Hello Craig,
I've used resin printers from various brands and love the technology. I currently have a Halo X1, which I bought during the Kickstarter period and first saw at Rapid+TCT last year.
It's a good printer. I've had it for a little less than a year (July 2025) resolution is pretty good and it's fairly reliable. Since I got it from the Kickstarter it was very rough at the beginning. The printer was not available as a configurable machine on any software; you needed to use their versión of Chitubox Pro that actually had the printer configured. Since then, major slicer brands, including Lychee Slicer and Chitubox Basic, have included the option to add this to their machine libraries.
There is almost no info on resin profiles for the machine. There are a couple in lychee from major brands but not a great selection. As you mentioned being experienced with resin, you know never to blindly trust a resin profile and to tune your own with the various calibration tools available (I use pillars of calibration and love it).
That being said, on the negative side, this printer is different from others because the VAT actually moves on the Z-axis. I've had some resin splashing on my printer due to the FEP attempring to peel from the platform or when the model's surface area is quite large, like the base of a model. Also typical creality the online interface is very clunky and unpolished but I only use it to send my print from the slicer, so it's not a big deal for me.
Overall, this is a solid printer. However, I also got a Hey Gears Reflex RS turbo and I love it so much. It's very easy to use and is basically a cheaper Form labs machine ( which I use at my job). It's a plug and play machine that until last month was closed source, meaning you needed to get their resins and the profiles were not modifiable. Last month they released open material mode and now you can create your own profiles, but the ones already there work perfectly with 3rd party brands even if that was not the intent of the brand. I personally use Sunlu ABS like, with their PARP10 profile and works like magic.

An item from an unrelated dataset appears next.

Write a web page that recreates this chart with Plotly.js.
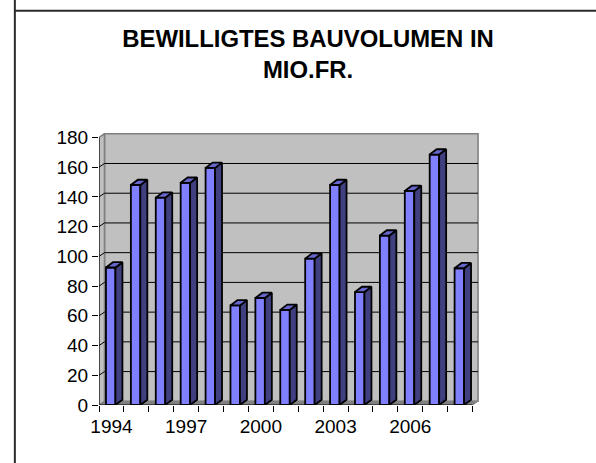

Because it's so easy to use I haven't used my Halot X1 or my Anycubic Mono 6K much. The workflow is easier, and supports generated in the proprietary slicer, Bluprint Studio, work perfectly every time, leaving minimal marks on the parts.
I'm attaching some images of the machines and a couple of prints I've done with them. The quality is amazing on any new generation machine, the important part is whether you like the ecosystem and the tradeoffs each machine has.
Let me know if you have more questions about the printers or my experience with any specific topic you have in mind.